If a forwarding function returns None then the next forwarding function is called. This can be useful if you need to be able to forward to multiple back-end APIs you can include logic in each forwarding function to determine whether it should take actions.

async def forward_to_my_host(request: Request) -> Response | None:
    if not request.url.path.startswith("/my-api/"):
        # assume not a request this forwarder can handle
        # return None to allow another forwarder to try
        return None

    # This is an example of how you can use the validate_api_key_header function
    # This validates the "api-key" header in the request against the configured API key
    validate_api_key_header(request=request, header_name="api-key", allowed_key_value=context.config.simulator_api_key)

    # rest of the implementation here...

Creating a custom generator extension

If you want to add custom logic to generate responses in generate mode, you can create a custom generator extension.

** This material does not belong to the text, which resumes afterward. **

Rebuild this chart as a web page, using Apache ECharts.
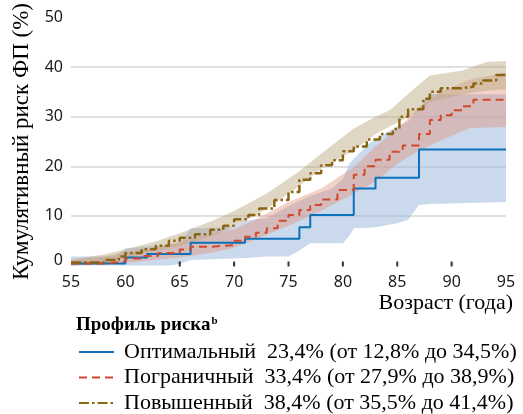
<!DOCTYPE html>
<html>
<head>
<meta charset="utf-8">
<script src="https://cdn.jsdelivr.net/npm/echarts@6/dist/echarts.min.js"></script>
<style>
html,body{margin:0;padding:0;background:#fff;}
#chart{width:523px;height:414px;}
</style>
</head>
<body>
<div id="chart"></div>
<script>
'use strict';

// легенда
var riskNames=['Оптимальный','Пограничный','Повышенный'];
var riskPct=['23,4%','33,4%','38,4%'];
var riskLow=['12,8%','27,9%','35,5%'];
var riskHigh=['34,5%','38,9%','41,4%'];

// ступенчатые кривые (значение действует от возраста и дальше)
var blueAge=[55,60,62,66,71,76,77,81,83,87,95];
var blueVal=[0.4,1.6,2.3,4.6,5.4,7.7,10.2,15.5,17.7,23.4,23.4];

var redAge=[55,58,60,61.5,63,65,66,68,70,71,72,73,74,75,76,77,78,79.5,81,82,83,84.3,85.5,87,88,89,90,91,92,95];
var redVal=[0.4,0.8,1.4,1.9,2.5,3.2,3.8,4.1,5.0,5.8,6.6,7.5,9.0,10.2,11.2,12.2,13.3,15.2,18.3,20.0,21.3,22.9,24.2,26.5,29.3,30.3,31.3,32.1,33.4,33.4];

var goldAge=[55,58,59.4,60,61.5,62.8,64,65,66.4,67.8,69,70,71.3,72.3,73.7,75,76,77,78,79,80,81,82.2,83.4,84.6,85.2,86,87.4,88,89,90.8,92,92.9,94.1,95];
var goldVal=[0.6,1.1,1.8,2.5,3.3,4.0,5.0,5.6,6.3,7.2,8.0,9.3,10.2,11.5,13.2,14.8,17.3,18.6,20.2,21.2,23.0,24.0,25.4,26.5,27.5,30.0,31.5,33.6,35.0,35.7,36.0,36.7,37.3,38.4,38.4];

// доверительные интервалы
var blueBandAge=[55,59,60,64,65,66,70,71,73,75,76,77,79,80,80.6,81,82.4,83,85,86,87,88,95];
var blueLow=[0,0,0,0,0.3,1.1,1.4,1.5,1.8,1.8,3,4.5,4.5,4.5,6,7.5,7.6,7.7,8.5,9.2,12.2,12.4,12.8];
var blueHigh=[1.8,1.8,3.5,4.2,4.5,7.5,7.7,9.0,9.5,12,13,14,15.5,17.5,20.5,21.5,24.6,25.5,28,29,31.5,34.5,34.5];

var redBandAge=[55,58,60,63,65,68,70,72,75,78,81,83,85,87,89,91.7,95];
var redLow=[0,0.2,0.5,1.2,1.6,2.6,3.6,5.3,8,11,14.5,17,20.5,23.2,25.2,27.7,27.9];
var redHigh=[1,1.8,2.6,3.8,4.8,6.5,7.3,9.3,12.8,15.5,19.8,24,27.5,32,35,37.5,38.9];

var goldBandAge=[55,58,60,63,65,68,70,73,76,78,81,83,84.3,87,88,91,93.2,95];
var goldLow=[0,0.5,1.5,3,4,6,7.8,11.4,16,19.5,23.2,26.5,28,31,33,34.5,35.2,35.5];
var goldHigh=[1.2,2.2,3.2,5,6.5,9,11,14.5,19,22.5,27.6,30,31.3,36.5,38.3,39.3,41,41.2];

var xTicks=[55,60,65,70,75,80,85,90,95];
var xTickMarks=[65,70,75,80,85,90];
var yTicks=[0,10,20,30,40,50];

var SERIF="'Liberation Serif','Times New Roman',serif";
var SANS="'Noto Sans','Open Sans',sans-serif";
var COLORS=['#0b71b8','#d0492c','#8b6414'];

function pairs(xs,ys){
    return xs.map(function(x,i){return [x,ys[i]];});
}

// полоса доверительного интервала: один многоугольник через api.coord
function band(xs,lo,hi,fill){
    return {
        type:'custom',silent:true,z:1,
        data:xs.map(function(x,i){return [x,lo[i],hi[i]];}),
        encode:{x:0,y:[1,2]},
        renderItem:function(params,api){
            if(params.dataIndex!==0) return;
            var top=xs.map(function(x,i){return api.coord([x,hi[i]]);});
            var bottom=xs.map(function(x,i){return api.coord([x,lo[i]]);}).reverse();
            return {
                type:'polygon',
                shape:{points:top.concat(bottom)},
                style:{fill:fill,stroke:null}
            };
        }
    };
}

function stepLine(name,xs,ys,color,type,width){
    return {
        type:'line',name:name,data:pairs(xs,ys),step:'end',
        symbol:'none',z:3,
        lineStyle:{color:color,width:width,type:type},
        itemStyle:{color:color}
    };
}

var series=[
    band(blueBandAge,blueLow,blueHigh,'rgba(160,185,220,0.55)'),
    band(redBandAge,redLow,redHigh,'rgba(225,140,115,0.4)'),
    band(goldBandAge,goldLow,goldHigh,'rgba(185,165,125,0.45)'),
    stepLine(riskNames[0],blueAge,blueVal,COLORS[0],'solid',2),
    stepLine(riskNames[1],redAge,redVal,COLORS[1],[8,5],2),
    stepLine(riskNames[2],goldAge,goldVal,COLORS[2],[10,3,2.5,3],2.5),
    // засечки оси X
    {
        type:'scatter',name:'ticks',silent:true,z:4,
        data:xTickMarks.map(function(x){return [x,0];}),
        symbol:'rect',symbolSize:[2,5],symbolOffset:[0,-1.5],
        itemStyle:{color:'#000'}
    }
];

var chart=echarts.init(document.getElementById('chart'),null,{renderer:'canvas'});
chart.setOption({
    animation:false,
    backgroundColor:'#fff',
    grid:{left:71,right:17,top:17,bottom:148.5,containLabel:false},
    title:{
        text:'Профиль риска{sup|b}',left:71,top:311,
        textStyle:{
            fontFamily:SERIF,fontSize:19,fontWeight:'bold',color:'#000',
            rich:{sup:{fontFamily:SERIF,fontSize:11,fontWeight:'bold',color:'#000',verticalAlign:'top',padding:[0,0,8,1]}}
        }
    },
    legend:{
        data:riskNames,orient:'vertical',left:78,top:341,height:90,padding:0,
        itemWidth:35,itemHeight:14,itemGap:3.5,
        itemStyle:{opacity:0},
        textStyle:{fontFamily:SERIF,fontSize:22,color:'#000',lineHeight:22,padding:[0,0,0,5]},
        formatter:function(name){
            var i=riskNames.indexOf(name);
            return name+'  '+riskPct[i]+' (от '+riskLow[i]+' до '+riskHigh[i]+')';
        }
    },
    xAxis:{
        type:'value',min:xTicks[0],max:xTicks[xTicks.length-1],interval:5,
        name:'Возраст (года)',nameLocation:'end',nameGap:7,
        nameTextStyle:{fontFamily:SERIF,fontSize:22,color:'#000',align:'right',verticalAlign:'top',padding:[27,0,0,0]},
        axisLine:{show:false},
        axisTick:{show:false},
        axisLabel:{fontFamily:SANS,fontSize:16,color:'#1a1a1a',margin:9},
        splitLine:{show:false}
    },
    yAxis:{
        type:'value',min:yTicks[0],max:yTicks[yTicks.length-1],interval:10,
        name:'Кумулятивный риск ФП (%)',nameLocation:'middle',nameRotate:90,nameGap:37,
        nameTextStyle:{fontFamily:SERIF,fontSize:23,color:'#000'},
        axisLine:{show:false},axisTick:{show:false},
        axisLabel:{
            fontFamily:SANS,fontSize:16,color:'#1a1a1a',margin:8,
            formatter:function(v){return v===0 ? '{z|0}' : String(v);},
            rich:{z:{fontFamily:SANS,fontSize:16,color:'#1a1a1a',padding:[0,0,10,0]}}
        },
        splitLine:{show:true,showMinLine:false,showMaxLine:false,lineStyle:{color:'#d6d6d6',width:1.5}}
    },
    series:series
});
</script>
</body>
</html>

This allows you to replace the default lorem ipsum responses with responses that are more relevant to your scenario, or are based on the input request.

An extension needs to have an initialize method as shown below:

from aoai_api_simulator.models import Config, RequestContext
from fastapi import Response

def initialize(config: Config):
    # initialize is the entry point invoked by the simulator
    # here we append the custom generator to the list of generators
    config.generators.append(generate_echo_response)

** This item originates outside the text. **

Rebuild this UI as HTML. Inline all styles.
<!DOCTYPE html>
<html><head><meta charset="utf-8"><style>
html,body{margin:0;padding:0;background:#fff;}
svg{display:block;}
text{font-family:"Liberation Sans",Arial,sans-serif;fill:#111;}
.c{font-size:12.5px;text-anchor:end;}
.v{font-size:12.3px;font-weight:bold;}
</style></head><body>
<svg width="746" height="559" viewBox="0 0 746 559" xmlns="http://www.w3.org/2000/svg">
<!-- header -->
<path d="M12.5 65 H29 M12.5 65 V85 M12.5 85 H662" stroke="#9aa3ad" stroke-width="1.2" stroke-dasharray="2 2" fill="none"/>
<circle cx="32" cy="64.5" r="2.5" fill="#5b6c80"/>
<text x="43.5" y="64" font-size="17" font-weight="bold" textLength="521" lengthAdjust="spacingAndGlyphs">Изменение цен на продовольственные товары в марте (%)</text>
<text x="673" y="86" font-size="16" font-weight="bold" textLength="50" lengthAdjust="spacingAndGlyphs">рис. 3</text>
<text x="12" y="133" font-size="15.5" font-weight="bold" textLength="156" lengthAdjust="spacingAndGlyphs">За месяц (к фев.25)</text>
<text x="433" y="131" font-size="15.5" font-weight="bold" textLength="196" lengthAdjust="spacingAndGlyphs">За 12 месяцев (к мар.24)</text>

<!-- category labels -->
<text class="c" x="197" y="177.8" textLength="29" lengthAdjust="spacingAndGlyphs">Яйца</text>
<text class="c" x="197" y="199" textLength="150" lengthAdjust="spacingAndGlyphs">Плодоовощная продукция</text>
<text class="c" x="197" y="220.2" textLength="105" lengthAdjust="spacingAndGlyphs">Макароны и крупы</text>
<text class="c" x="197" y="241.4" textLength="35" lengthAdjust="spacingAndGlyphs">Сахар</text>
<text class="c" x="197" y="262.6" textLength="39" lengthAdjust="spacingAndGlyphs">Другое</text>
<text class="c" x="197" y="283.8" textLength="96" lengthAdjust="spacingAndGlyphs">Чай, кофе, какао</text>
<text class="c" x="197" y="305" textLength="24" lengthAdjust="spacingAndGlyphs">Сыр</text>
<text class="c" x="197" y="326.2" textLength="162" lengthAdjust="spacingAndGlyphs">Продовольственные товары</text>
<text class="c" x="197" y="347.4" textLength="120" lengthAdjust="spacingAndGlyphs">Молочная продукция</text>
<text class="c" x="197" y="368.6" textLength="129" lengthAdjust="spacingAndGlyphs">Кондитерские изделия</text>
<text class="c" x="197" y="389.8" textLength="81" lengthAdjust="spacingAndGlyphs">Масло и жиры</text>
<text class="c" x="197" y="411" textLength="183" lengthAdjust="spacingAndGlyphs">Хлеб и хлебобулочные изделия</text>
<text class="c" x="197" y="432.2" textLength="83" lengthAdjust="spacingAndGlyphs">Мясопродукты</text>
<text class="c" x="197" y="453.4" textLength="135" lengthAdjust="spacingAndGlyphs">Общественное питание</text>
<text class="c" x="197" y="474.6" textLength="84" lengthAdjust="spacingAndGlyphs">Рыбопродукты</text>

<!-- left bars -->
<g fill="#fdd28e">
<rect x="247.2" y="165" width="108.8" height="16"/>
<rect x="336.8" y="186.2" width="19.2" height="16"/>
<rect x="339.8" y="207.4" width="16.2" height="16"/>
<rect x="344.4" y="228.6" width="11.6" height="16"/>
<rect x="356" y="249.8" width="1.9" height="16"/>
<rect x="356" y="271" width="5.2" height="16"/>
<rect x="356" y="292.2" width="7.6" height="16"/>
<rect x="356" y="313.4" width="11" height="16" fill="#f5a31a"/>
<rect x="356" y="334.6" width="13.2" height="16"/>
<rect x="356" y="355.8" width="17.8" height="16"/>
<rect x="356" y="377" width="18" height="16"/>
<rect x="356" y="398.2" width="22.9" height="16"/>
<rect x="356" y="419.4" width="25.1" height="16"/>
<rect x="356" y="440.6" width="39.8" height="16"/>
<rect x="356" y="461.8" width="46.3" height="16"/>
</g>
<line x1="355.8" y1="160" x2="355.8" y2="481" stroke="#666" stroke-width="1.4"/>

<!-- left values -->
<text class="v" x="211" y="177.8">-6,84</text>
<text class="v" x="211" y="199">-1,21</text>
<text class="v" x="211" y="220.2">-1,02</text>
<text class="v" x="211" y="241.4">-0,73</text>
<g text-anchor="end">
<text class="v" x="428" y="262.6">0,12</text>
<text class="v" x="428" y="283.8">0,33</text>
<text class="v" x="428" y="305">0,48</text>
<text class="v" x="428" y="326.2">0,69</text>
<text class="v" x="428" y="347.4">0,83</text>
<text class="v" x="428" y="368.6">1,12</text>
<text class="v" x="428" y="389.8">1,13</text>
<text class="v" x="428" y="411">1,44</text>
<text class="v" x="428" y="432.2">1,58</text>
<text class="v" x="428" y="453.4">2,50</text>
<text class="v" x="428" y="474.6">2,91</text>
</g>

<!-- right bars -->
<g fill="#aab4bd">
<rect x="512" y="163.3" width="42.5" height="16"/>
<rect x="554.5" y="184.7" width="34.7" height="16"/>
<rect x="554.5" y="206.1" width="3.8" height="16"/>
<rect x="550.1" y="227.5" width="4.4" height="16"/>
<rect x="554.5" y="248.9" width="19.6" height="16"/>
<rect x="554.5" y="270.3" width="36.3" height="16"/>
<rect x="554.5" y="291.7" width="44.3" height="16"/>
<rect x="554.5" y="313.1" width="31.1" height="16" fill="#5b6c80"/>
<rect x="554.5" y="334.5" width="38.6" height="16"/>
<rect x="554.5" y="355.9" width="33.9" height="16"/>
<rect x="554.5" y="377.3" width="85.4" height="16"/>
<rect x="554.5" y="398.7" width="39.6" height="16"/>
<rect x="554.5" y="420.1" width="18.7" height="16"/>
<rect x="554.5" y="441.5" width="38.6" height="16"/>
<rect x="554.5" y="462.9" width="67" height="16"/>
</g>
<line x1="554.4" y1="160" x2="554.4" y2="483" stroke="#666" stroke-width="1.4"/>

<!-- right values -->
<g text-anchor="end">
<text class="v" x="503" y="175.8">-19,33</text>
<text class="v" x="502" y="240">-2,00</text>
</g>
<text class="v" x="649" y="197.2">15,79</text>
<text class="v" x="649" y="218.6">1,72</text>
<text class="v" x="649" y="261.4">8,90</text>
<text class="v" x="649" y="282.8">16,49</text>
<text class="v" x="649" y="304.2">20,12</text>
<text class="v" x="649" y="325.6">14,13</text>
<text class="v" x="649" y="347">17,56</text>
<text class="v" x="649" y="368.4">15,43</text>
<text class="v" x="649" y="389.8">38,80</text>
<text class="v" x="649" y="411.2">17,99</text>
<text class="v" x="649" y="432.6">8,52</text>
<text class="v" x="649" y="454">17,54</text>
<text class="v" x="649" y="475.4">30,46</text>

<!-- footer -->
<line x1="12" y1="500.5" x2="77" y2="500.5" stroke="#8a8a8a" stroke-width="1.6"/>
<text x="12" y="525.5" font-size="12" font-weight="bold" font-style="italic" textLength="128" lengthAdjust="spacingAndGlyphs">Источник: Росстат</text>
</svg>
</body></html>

async def generate_echo_response(context: RequestContext) -> Response | None:
    request = context.request
    if request.url.path != "/echo" or request.method != "POST":
        return None

    # This is an example of how you can use the validate_api_key_header function
    # This validates the "api-key" header in the request against the configured API key
    validate_api_key_header(request=request, header_name="api-key", allowed_key_value=context.config.simulator_api_key)

    request_body = await request.body()
    return Response(content=f"Echo: {request_body.decode("utf-8")}", status_code=200)

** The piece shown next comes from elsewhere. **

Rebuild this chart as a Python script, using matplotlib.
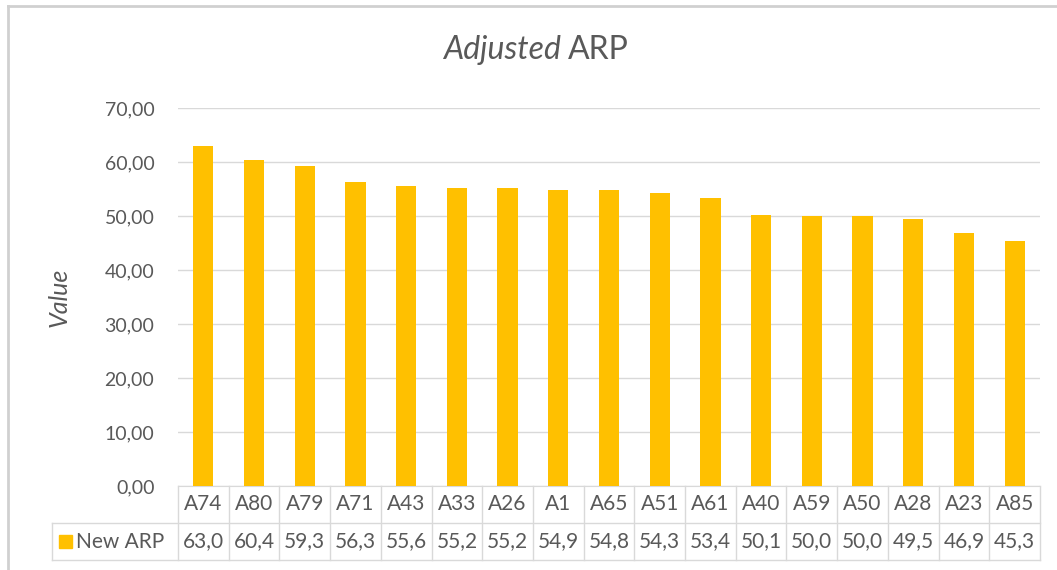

If the generator function returns a Response object then that response is used as the response for the request. If the generator function returns None then the next generator function is called.

Document Intelligence extensions

The repo includes a couple of example extensions for Document Intelligence that are intended to server as starter implmementations.

Document Intelligence forwarder

The document intelligence forwarder extension is in the examples/forwarder_doc_intelligence folder. This extension allows you to forward requests to the Document Intelligence service and record the responses for later replay.

Document Intelligence generator

The document intelligence generator extension is in the examples/generator_doc_intelligence folder. The extension includes a generator and custom rate-limiter.

The generator will return the right shape of response using lorem ipsum text. You will likely want to make some tweaks to the example generator depending on the model that you use in your application and the aspects of the response that you use in your application.

Rate-limiting for Document Intelligence endpoints is a standard requests per second (RPS) limit. The default limit for the simulator is 15 RPS based on the default for an S0 tier service (see https://learn.microsoft.com/en-us/azure/ai-services/document-intelligence/service-limits?view=doc-intel-4.0.0).

This rate-limit only applies to the request submission endpoint and not to the results endpoint.

To control the rate-limiting, set the DOC_INTELLIGENCE_RPS environment variable to the desired RPS limit (set to a negative number to disable rate-limiting).

Customising rate limiting

The rate limiting behaviour can be customised by extensions. This can be useful if you want to implement different rate limiting behaviour or if you want to add rate limiting to a custom forwarder/generator.

An example of a custom generator can be found in the examples/generator_doc_intelligence folder.

The simulator configuration stores a dictionary of rate limiters. The RequestContext associated with a request contains a values dictionary used to store information about the request. The value of the Limiter key in the RequestContext.values dictionary is used to look up the rate limiter in the rate limiters dictionary.